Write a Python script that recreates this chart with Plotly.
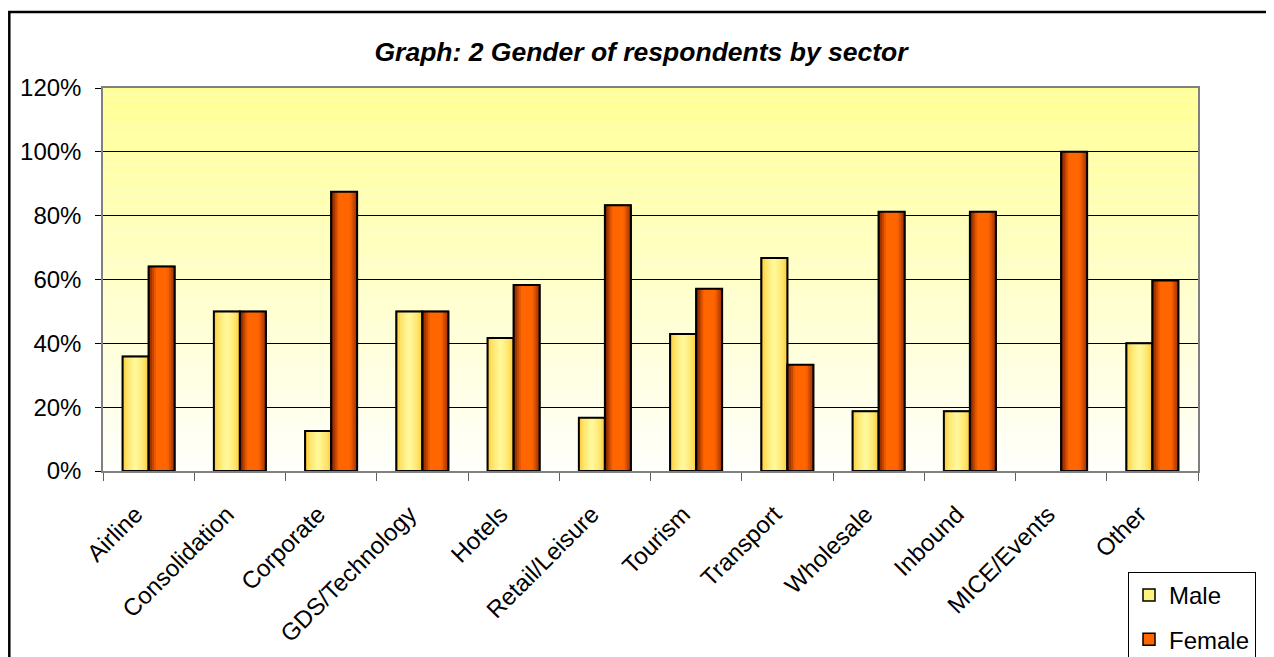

...

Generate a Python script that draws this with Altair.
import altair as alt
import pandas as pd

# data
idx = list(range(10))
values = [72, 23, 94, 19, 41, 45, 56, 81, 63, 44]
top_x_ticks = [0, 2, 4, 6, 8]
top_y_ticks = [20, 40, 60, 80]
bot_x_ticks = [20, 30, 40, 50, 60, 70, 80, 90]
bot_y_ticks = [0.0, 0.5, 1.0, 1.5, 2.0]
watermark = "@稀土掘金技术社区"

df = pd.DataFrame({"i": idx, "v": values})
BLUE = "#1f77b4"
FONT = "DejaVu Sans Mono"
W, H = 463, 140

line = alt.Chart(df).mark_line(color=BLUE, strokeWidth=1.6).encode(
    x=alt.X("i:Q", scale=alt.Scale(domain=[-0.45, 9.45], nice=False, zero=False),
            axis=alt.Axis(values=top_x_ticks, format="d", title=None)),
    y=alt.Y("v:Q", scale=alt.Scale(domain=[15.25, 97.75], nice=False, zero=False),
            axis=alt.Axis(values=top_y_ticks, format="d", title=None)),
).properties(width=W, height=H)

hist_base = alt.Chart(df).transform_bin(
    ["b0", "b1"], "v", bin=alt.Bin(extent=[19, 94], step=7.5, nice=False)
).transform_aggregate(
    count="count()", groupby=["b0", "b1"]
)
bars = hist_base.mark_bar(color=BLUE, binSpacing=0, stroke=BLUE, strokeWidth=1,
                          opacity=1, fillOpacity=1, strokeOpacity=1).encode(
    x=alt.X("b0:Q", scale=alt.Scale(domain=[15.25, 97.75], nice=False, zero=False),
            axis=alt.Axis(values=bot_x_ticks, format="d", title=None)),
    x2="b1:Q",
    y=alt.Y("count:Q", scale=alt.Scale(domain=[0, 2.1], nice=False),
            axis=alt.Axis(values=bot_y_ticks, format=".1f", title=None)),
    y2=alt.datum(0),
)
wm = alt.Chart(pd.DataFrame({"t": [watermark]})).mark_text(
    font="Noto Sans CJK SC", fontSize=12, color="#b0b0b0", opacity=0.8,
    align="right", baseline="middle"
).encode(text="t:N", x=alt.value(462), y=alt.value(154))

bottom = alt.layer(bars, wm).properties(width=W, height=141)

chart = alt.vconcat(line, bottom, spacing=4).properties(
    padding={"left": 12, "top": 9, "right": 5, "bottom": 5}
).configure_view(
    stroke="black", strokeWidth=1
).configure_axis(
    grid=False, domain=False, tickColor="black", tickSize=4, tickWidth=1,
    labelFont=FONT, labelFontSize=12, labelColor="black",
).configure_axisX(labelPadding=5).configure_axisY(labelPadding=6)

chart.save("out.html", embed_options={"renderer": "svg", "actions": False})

--

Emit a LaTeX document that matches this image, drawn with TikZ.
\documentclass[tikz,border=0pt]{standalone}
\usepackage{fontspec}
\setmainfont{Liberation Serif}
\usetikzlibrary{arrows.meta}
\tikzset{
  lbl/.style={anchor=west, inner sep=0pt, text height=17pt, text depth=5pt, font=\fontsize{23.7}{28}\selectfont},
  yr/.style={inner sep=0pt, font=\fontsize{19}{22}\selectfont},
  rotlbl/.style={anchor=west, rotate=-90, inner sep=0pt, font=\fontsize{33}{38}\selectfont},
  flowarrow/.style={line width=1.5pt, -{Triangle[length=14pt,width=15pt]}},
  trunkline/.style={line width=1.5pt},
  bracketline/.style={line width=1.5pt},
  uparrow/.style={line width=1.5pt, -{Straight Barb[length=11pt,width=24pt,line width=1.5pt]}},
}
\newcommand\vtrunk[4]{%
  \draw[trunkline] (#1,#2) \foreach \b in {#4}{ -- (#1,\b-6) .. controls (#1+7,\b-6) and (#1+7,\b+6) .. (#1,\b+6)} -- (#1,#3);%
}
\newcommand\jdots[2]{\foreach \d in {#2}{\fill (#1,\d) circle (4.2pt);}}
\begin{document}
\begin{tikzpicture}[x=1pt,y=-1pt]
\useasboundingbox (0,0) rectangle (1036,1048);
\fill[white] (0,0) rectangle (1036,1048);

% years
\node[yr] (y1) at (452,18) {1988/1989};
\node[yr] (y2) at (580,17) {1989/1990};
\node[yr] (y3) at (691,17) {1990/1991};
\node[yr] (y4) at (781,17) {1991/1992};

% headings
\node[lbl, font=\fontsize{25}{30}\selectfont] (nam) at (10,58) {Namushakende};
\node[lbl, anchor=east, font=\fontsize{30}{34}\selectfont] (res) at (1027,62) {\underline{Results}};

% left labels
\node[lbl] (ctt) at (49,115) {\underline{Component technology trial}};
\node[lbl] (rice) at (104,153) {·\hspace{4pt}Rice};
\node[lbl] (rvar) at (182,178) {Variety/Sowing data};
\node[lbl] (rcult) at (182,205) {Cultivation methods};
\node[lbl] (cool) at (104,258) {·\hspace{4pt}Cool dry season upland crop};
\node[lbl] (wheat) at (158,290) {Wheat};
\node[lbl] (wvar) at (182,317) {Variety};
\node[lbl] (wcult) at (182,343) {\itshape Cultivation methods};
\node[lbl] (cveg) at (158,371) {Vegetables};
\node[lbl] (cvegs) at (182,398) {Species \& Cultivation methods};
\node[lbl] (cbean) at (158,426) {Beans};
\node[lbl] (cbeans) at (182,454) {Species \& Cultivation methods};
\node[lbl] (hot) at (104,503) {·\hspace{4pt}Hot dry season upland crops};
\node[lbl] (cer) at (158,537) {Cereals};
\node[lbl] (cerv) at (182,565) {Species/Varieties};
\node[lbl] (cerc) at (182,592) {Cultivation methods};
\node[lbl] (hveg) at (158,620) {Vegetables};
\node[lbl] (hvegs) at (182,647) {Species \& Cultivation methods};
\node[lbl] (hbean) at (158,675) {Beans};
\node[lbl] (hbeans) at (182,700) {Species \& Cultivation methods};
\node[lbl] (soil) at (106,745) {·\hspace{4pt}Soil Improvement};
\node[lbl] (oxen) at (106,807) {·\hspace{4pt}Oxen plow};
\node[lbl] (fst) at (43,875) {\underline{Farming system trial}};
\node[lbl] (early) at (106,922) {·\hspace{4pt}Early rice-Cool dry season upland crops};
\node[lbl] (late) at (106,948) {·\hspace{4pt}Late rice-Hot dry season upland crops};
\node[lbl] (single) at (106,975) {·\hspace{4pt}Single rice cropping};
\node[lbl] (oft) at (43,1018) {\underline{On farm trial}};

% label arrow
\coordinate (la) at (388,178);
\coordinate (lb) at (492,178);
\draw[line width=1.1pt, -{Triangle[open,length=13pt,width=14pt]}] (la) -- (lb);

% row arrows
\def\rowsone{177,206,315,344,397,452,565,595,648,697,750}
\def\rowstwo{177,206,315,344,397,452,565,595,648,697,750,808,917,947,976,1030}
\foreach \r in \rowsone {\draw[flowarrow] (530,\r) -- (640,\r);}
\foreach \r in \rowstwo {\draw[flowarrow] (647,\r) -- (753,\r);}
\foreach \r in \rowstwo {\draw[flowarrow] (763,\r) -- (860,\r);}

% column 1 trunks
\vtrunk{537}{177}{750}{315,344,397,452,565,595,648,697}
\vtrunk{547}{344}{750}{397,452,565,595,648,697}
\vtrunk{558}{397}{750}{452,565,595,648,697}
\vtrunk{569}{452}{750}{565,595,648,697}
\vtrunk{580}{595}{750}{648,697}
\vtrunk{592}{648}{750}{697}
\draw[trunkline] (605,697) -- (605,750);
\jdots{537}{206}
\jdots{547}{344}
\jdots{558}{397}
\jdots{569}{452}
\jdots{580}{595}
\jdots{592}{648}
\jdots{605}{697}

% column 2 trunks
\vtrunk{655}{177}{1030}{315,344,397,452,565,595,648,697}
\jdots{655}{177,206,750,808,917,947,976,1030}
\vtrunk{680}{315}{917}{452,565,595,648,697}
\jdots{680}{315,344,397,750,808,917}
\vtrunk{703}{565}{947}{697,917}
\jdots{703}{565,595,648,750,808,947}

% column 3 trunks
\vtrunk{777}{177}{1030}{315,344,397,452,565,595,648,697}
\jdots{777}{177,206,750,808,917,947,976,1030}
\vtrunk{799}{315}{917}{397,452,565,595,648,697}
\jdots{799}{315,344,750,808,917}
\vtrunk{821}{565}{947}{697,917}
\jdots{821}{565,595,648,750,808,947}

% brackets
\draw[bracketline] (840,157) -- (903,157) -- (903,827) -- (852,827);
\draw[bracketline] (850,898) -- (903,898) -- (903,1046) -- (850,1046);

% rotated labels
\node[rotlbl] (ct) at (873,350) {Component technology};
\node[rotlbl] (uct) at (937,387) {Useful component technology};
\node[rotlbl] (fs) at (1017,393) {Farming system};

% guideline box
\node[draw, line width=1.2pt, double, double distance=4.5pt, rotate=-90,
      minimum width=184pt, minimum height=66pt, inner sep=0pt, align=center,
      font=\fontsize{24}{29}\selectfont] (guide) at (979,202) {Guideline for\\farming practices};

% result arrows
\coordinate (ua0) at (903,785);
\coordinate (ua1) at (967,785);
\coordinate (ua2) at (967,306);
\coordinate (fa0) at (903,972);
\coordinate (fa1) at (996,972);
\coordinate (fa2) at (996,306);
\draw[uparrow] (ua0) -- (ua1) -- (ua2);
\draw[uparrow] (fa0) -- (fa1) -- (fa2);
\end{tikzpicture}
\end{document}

◆ STATED EXERCISE:
From the data above, count the lines where "this" occurs and give that figure and nothing else.

◆ WRITTEN RESPONSE:
3